Nurturing Fathers

It is 2024, and we are almost a quarter of the way into the 21st century. The women’s movement, begun in the 1970s, is now 50 years old. Directly due to this movement, women have unprecedented access to education and opportunities for meaningful work and careers.

Over two-thirds of women with children have full-time employment outside the home. Most couples with children feel that mothers are inherently more nurturing towards their children than are fathers. But most couples also feel that men have latent caretaking tendencies that, given the right circumstances, can render a man every bit as caring and nurturing as the most committed mother.
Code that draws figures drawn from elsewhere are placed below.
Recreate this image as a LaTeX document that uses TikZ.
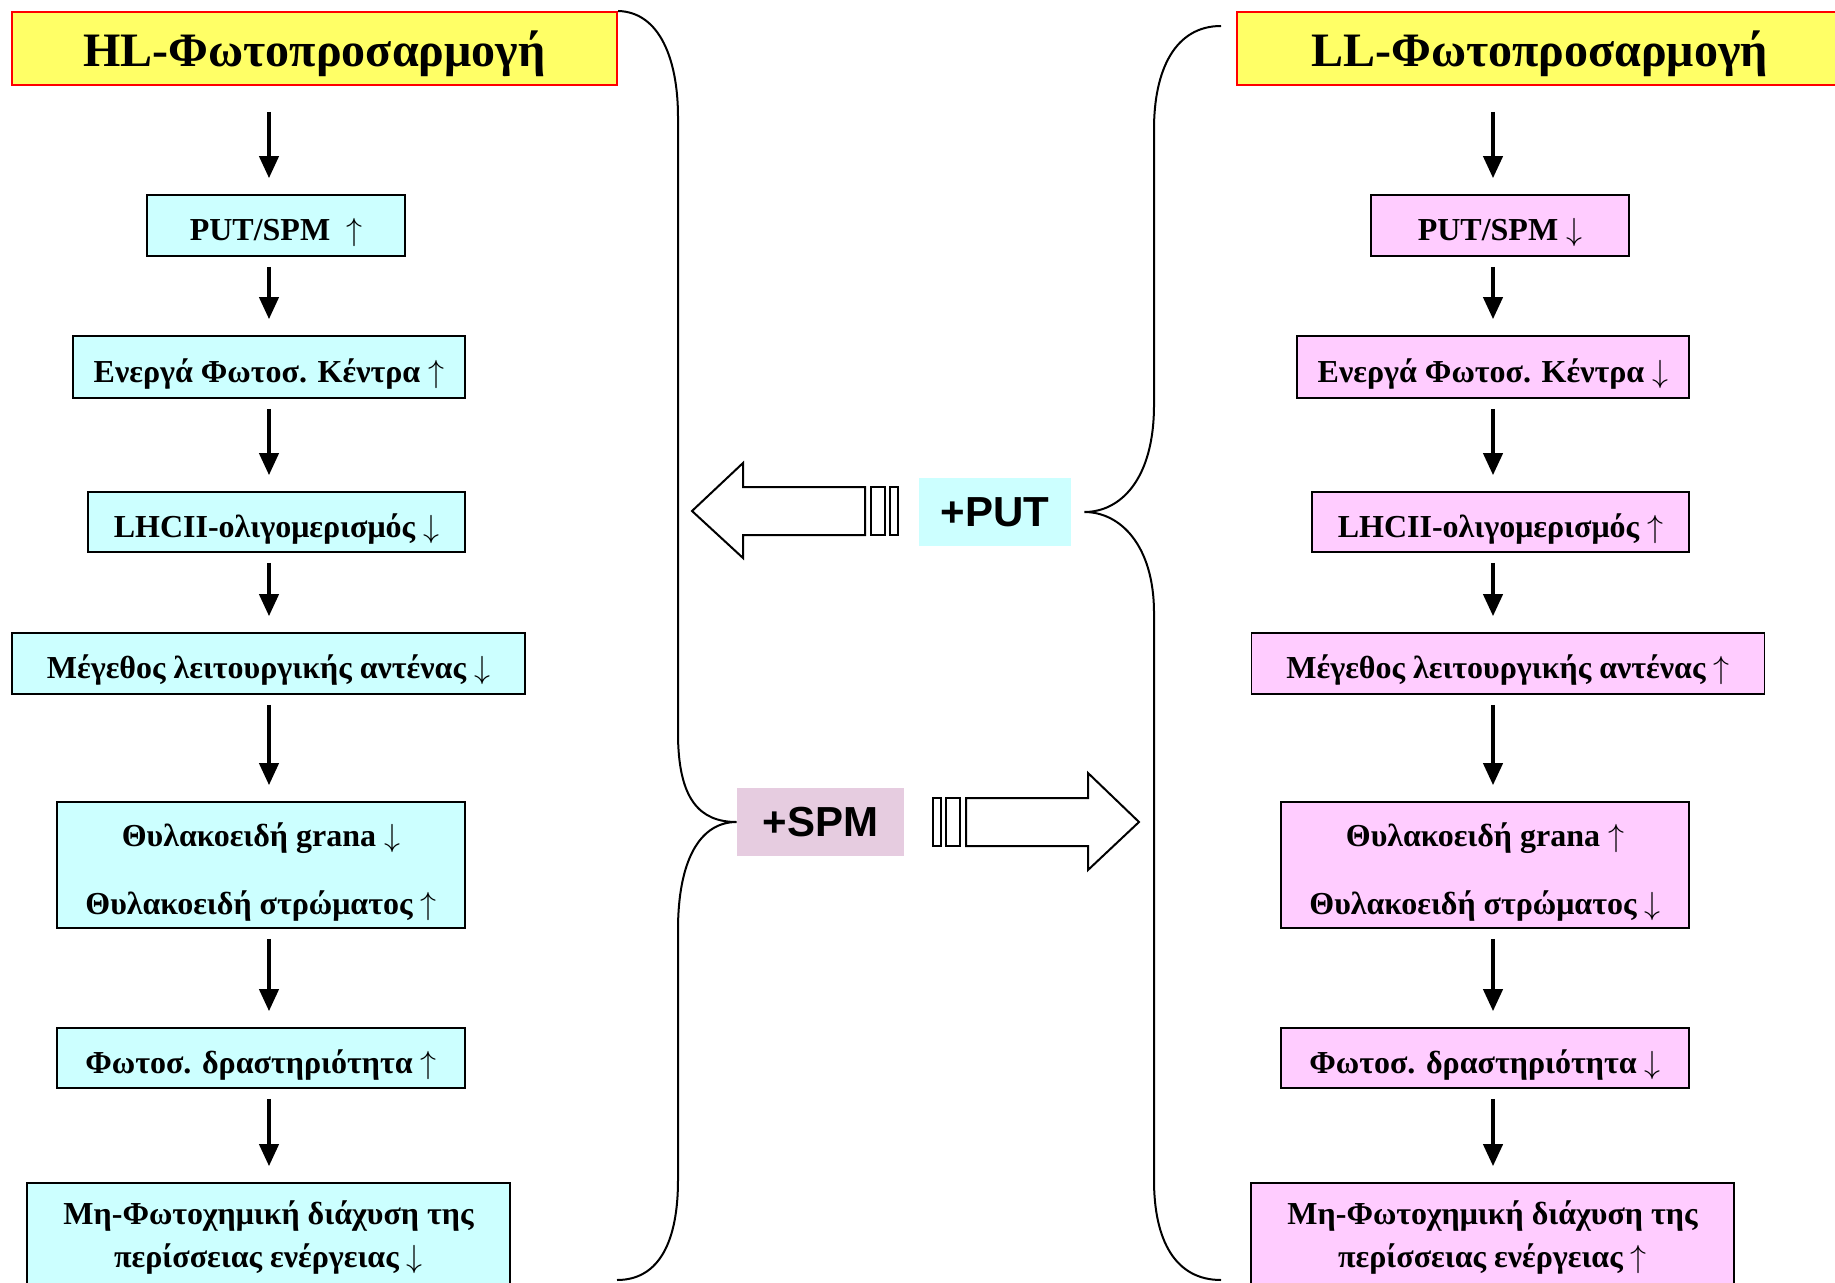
\documentclass[tikz,border=0pt]{standalone}
\usepackage{fix-cm}
\usepackage{fontspec}
\setmainfont{Liberation Serif}
\newfontfamily\arialfont{Liberation Sans}
\usetikzlibrary{arrows.meta}
\definecolor{titleyellow}{HTML}{FFFF66}
\definecolor{hlcyan}{HTML}{CCFFFF}
\definecolor{llpink}{HTML}{FFCCFF}
\definecolor{spmpink}{HTML}{E6CCE0}
\newcommand{\upar}{$\uparrow$}
\newcommand{\dnar}{$\downarrow$}
\begin{document}
\begin{tikzpicture}[>={Triangle[width=9.5pt,length=11pt]},x=0.5pt,y=-0.5pt,
	box/.style={draw,line width=0.8pt,inner sep=0pt,align=center,font=\fontsize{16}{19}\selectfont\bfseries},
	hlbox/.style={box,fill=hlcyan},
	llbox/.style={box,fill=llpink},
	oneline/.style={text height=17pt,text depth=2pt},
	twoline/.style={text height=52.5pt,text depth=3.5pt},
	npqbox/.style={font=\fontsize{16}{21.5}\selectfont\bfseries},
	titlebox/.style={draw=red,line width=1pt,fill=titleyellow,minimum width=302.5pt,minimum height=36.5pt,inner sep=0pt,text height=21pt,text depth=3.3pt,font=\fontsize{24}{28}\selectfont\bfseries},
	flow/.style={->,line width=2pt,shorten <=5pt,shorten >=8pt},
	tag/.style={inner sep=0pt,minimum height=34pt,font=\arialfont\fontsize{21}{25}\selectfont\bfseries},
	hollow/.style={line width=1pt,fill=white,line join=miter}]
	\useasboundingbox (0,0) rectangle (1835,1283);
	% titles
	\node[titlebox] (hltitle) at (314.5,48.5) {HL-Φωτοπροσαρμογή};
	\node[titlebox] (lltitle) at (1539.5,48.5) {LL-Φωτοπροσαρμογή};
	% HL column
	\node[hlbox,oneline,minimum width=129pt,minimum height=30.5pt] (hlput) at (276,225.5) {PUT/SPM\ \ \upar};
	\node[hlbox,oneline,minimum width=196pt,minimum height=31pt] (hlrc) at (269,367) {Ενεργά Φωτοσ. Κέντρα \upar};
	\node[hlbox,oneline,minimum width=188.5pt,minimum height=30pt] (hllhc) at (276.5,522) {LHCII-ολιγομερισμός \dnar};
	\node[hlbox,oneline,minimum width=256.5pt,minimum height=30.5pt] (hlant) at (268.5,663.5) {Μέγεθος λειτουργικής αντένας \dnar};
	\node[hlbox,twoline,minimum width=204pt,minimum height=63pt] (hlthy) at (261,865) {Θυλακοειδή grana \dnar\\[15pt]Θυλακοειδή στρώματος \upar};
	\node[hlbox,oneline,minimum width=204pt,minimum height=30pt] (hlps) at (261,1058) {Φωτοσ. δραστηριότητα \upar};
	\node[hlbox,npqbox,minimum width=241.5pt,minimum height=55pt] (hlnpq) at (268.5,1238) {Μη-Φωτοχημική διάχυση της\\περίσσειας ενέργειας \dnar};
	% LL column
	\node[llbox,oneline,minimum width=129pt,minimum height=30.5pt] (llput) at (1500,225.5) {PUT/SPM \dnar};
	\node[llbox,oneline,minimum width=196pt,minimum height=31pt] (llrc) at (1493,367) {Ενεργά Φωτοσ. Κέντρα \dnar};
	\node[llbox,oneline,minimum width=188.5pt,minimum height=30pt] (lllhc) at (1500.5,522) {LHCII-ολιγομερισμός \upar};
	\node[llbox,oneline,minimum width=256.5pt,minimum height=30.5pt] (llant) at (1508,663.5) {Μέγεθος λειτουργικής αντένας \upar};
	\node[llbox,twoline,minimum width=204pt,minimum height=63pt] (llthy) at (1485,865) {Θυλακοειδή grana \upar\\[15pt]Θυλακοειδή στρώματος \dnar};
	\node[llbox,oneline,minimum width=204pt,minimum height=30pt] (llps) at (1485,1058) {Φωτοσ. δραστηριότητα \dnar};
	\node[llbox,npqbox,minimum width=241.5pt,minimum height=55pt] (llnpq) at (1492.5,1238) {Μη-Φωτοχημική διάχυση της\\περίσσειας ενέργειας \upar};
	% arrows down the columns
	\coordinate (hlaxis) at (269,0);
	\coordinate (llaxis) at (1493,0);
	\draw[flow,shorten <=13pt] (hltitle.south -| hlaxis) -- (hlput.north -| hlaxis);
	\draw[flow,shorten <=13pt] (lltitle.south -| llaxis) -- (llput.north -| llaxis);
	\foreach \a/\b in {put/rc,rc/lhc,lhc/ant,ant/thy,thy/ps,ps/npq}{
		\draw[flow] (hl\a.south -| hlaxis) -- (hl\b.north -| hlaxis);
		\draw[flow] (ll\a.south -| llaxis) -- (ll\b.north -| llaxis);}
	% treatments
	\node[tag,fill=hlcyan,minimum width=76pt] (putbox) at (995,512) {+PUT};
	\node[tag,fill=spmpink,minimum width=83.5pt] (spmbox) at (820.5,822) {+SPM};
	\draw[hollow] (692,511)--(743,463)--(743,487)--(865,487)--(865,535)--(743,535)--(743,558)--cycle;
	\draw[hollow] (871,487) rectangle (885,535) (890,487) rectangle (898,535);
	\draw[hollow] (966,798)--(1088,798)--(1088,773)--(1139,822)--(1088,870)--(1088,846)--(966,846)--cycle;
	\draw[hollow] (933,798) rectangle (941,846) (946,798) rectangle (960,846);
	% braces
	\draw[line width=1pt] (hltitle.north east) .. controls (660,12) and (678,60) .. (678,117) -- (678,733) .. controls (678,800) and (700,822) .. (spmbox.west) .. controls (700,822) and (678,860) .. (678,930) -- (678,1180) .. controls (678,1240) and (660,1280) .. (617,1280);
	\draw[line width=1pt] (1221,26) .. controls (1175,26) and (1154,70) .. (1154,129) -- (1154,405) .. controls (1154,480) and (1120,512) .. ([xshift=6.5pt]putbox.east) .. controls (1120,512) and (1154,545) .. (1154,613) -- (1154,1180) .. controls (1154,1240) and (1175,1280) .. (1221,1280);
\end{tikzpicture}
\end{document}
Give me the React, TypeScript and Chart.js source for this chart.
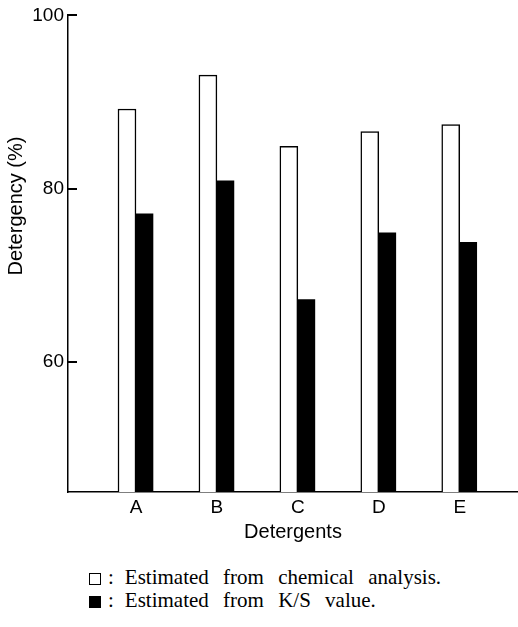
import React, { useEffect, useRef } from "react";
import { Chart, registerables } from "chart.js";

Chart.register(...registerables);

const categories = ["A", "B", "C", "D", "E"];
const chemicalAnalysis = [89.2, 93.1, 84.9, 86.6, 87.4];
const ksValue = [77.1, 80.9, 67.2, 74.9, 73.8];
const yTicks = [60, 80, 100];
const yTitle = "Detergency (%)";
const xTitle = "Detergents";
const legendLabels = [
  "Estimated from chemical analysis.",
  "Estimated from K/S value.",
];

const SANS = "'Liberation Sans', Arial, sans-serif";
const SERIF = "'Liberation Serif', 'Times New Roman', serif";

const decorPlugin = {
  id: "decor",
  afterDraw(chart: any) {
    const ctx = chart.ctx;
    const area = chart.chartArea;
    const y = chart.scales.y;
    ctx.save();
    ctx.strokeStyle = "#000";
    ctx.lineWidth = 2;
    yTicks.forEach((v) => {
      const py = Math.round(y.getPixelForValue(v));
      ctx.beginPath();
      ctx.moveTo(area.left - 1, py);
      ctx.lineTo(area.left + 9, py);
      ctx.stroke();
    });
    ctx.fillStyle = "#000";
    ctx.font = `20px ${SANS}`;
    ctx.textAlign = "center";
    ctx.textBaseline = "middle";
    ctx.translate(16, area.top + area.height * 0.4);
    ctx.rotate(-Math.PI / 2);
    ctx.fillText(yTitle, 0, 0);
    ctx.restore();
  },
};

export default function App() {
  const ref = useRef<HTMLCanvasElement | null>(null);

  useEffect(() => {
    if (!ref.current) return;
    const chart = new Chart(ref.current, {
      type: "bar",
      data: {
        datasets: [
          {
            label: legendLabels[0],
            data: categories.map((_, i) => ({ x: i + 1, y: chemicalAnalysis[i] })),
            backgroundColor: "#ffffff",
            borderColor: "#000000",
            borderWidth: 1.5,
            barThickness: 18,
          },
          {
            label: legendLabels[1],
            data: categories.map((_, i) => ({ x: i + 1, y: ksValue[i] })),
            backgroundColor: "#000000",
            borderColor: "#000000",
            borderWidth: 0,
            barThickness: 17,
          },
        ],
      },
      options: {
        animation: false,
        responsive: false,
        maintainAspectRatio: false,
        layout: { padding: { left: 0, right: 0, top: 15, bottom: 0 } },
        plugins: {
          legend: { display: false },
          tooltip: { enabled: false },
        },
        scales: {
          x: {
            type: "linear",
            offset: false,
            min: 0.16,
            max: 5.72,
            grid: { display: false, drawTicks: false, offset: false },
            border: { display: true, color: "#000", width: 1.5 },
            ticks: {
              stepSize: 1,
              includeBounds: false,
              padding: 4,
              color: "#000",
              font: { family: SANS, size: 19 },
              callback: (v: any) => {
                const i = Math.round(Number(v)) - 1;
                return Number.isInteger(Number(v)) && categories[i] ? categories[i] : "";
              },
            },
            title: {
              display: true,
              text: xTitle,
              color: "#000",
              font: { family: SANS, size: 20 },
              padding: { top: 2, bottom: 6 },
            },
            afterFit: (scale: any) => {
              scale.height = 58;
            },
          },
          y: {
            min: 45,
            max: 100,
            grid: { display: false, drawTicks: false },
            border: { display: true, color: "#000", width: 1.5 },
            ticks: {
              padding: 4,
              color: "#000",
              font: { family: SANS, size: 19 },
            },
            afterBuildTicks: (scale: any) => {
              scale.ticks = yTicks.map((v) => ({ value: v }));
            },
            afterFit: (scale: any) => {
              scale.width = 68;
            },
          },
        },
      },
      plugins: [decorPlugin],
    } as any);
    return () => chart.destroy();
  }, []);

  const box = (filled: boolean): React.CSSProperties => ({
    display: "inline-block",
    width: 12,
    height: 12,
    boxSizing: "border-box",
    border: "1px solid #000",
    background: filled ? "#000" : "#fff",
    verticalAlign: "-1px",
  });

  const lineStyle = (top: number): React.CSSProperties => ({
    position: "absolute",
    left: 89,
    top,
    fontFamily: SERIF,
    fontSize: 21,
    lineHeight: "23px",
    color: "#000",
    whiteSpace: "nowrap",
  });

  const renderLine = (filled: boolean, text: string, top: number) => (
    <div style={lineStyle(top)}>
      <span style={box(filled)} />
      <span style={{ marginLeft: 7 }}>:</span>
      <span style={{ marginLeft: 11, wordSpacing: 9 }}>{text}</span>
    </div>
  );

  return (
    <div style={{ position: "absolute", left: 0, top: 0, width: 518, height: 627, background: "#fff" }}>
      <canvas ref={ref} width={518} height={550} style={{ position: "absolute", left: 0, top: 0, width: 518, height: 550 }} />
      {renderLine(false, legendLabels[0], 566)}
      {renderLine(true, legendLabels[1], 589)}
    </div>
  );
}
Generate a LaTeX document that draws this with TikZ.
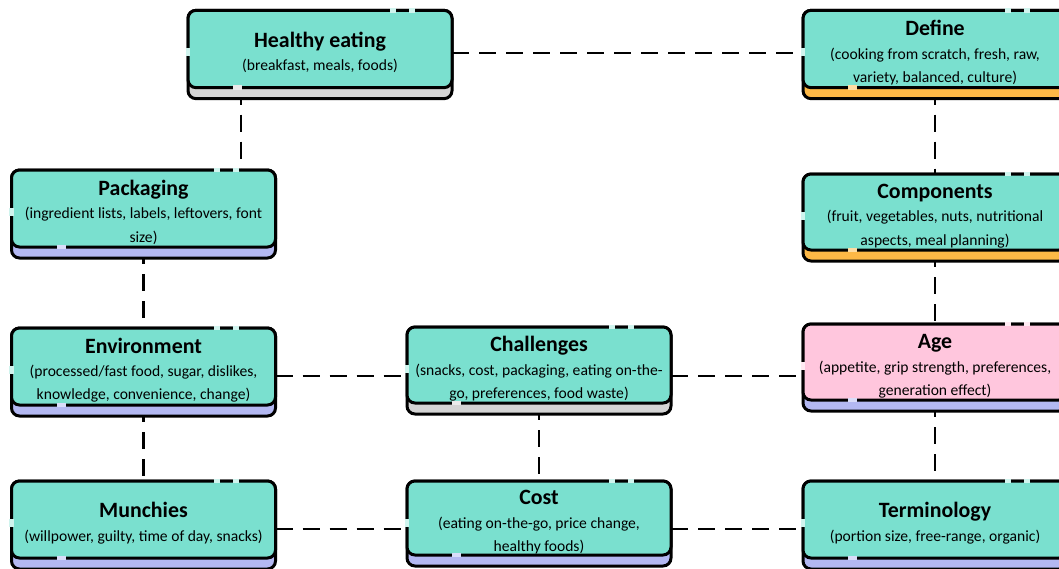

Sarah Hrdy, a sociobiologist, knows that this is true. Her research on the natural history of men and babies focuses on when and how these nurturing emotions arose in males. Her conclusion? Fathers are primed for nurturing children in a way very similar to how mothers are primed.

What does it take for these nurturing emotions to be expressed? From her research, she has concluded that the male brain is primed for nurturing and childcare and can rise to the occasion should the right circumstances arise.

And what are the right circumstances? According to Hrdy, upon becoming a father, a man’s oxytocin and prolactin levels rise. These are two hormones that are high in women post-partum and allow for nurturing emotions, bonding, and lactation. Interestingly, the degree of rise of oxytocin and prolactin in new fathers correlates with the amount of time the father spends with the baby. Hrdy calls this the “time in intimate proximity.” So a father’s nurturing emotions seem to be dependent on the amount of quality time he spends with the baby.

Thus, there is a universal brain-based caregiving instinct that is present in both mothers and fathers. When fathers have “time in intimate proximity” to the baby, these nurturing hormones flourish.

Hrdy, Sarah. (2024). Father Time. Princeton University Press.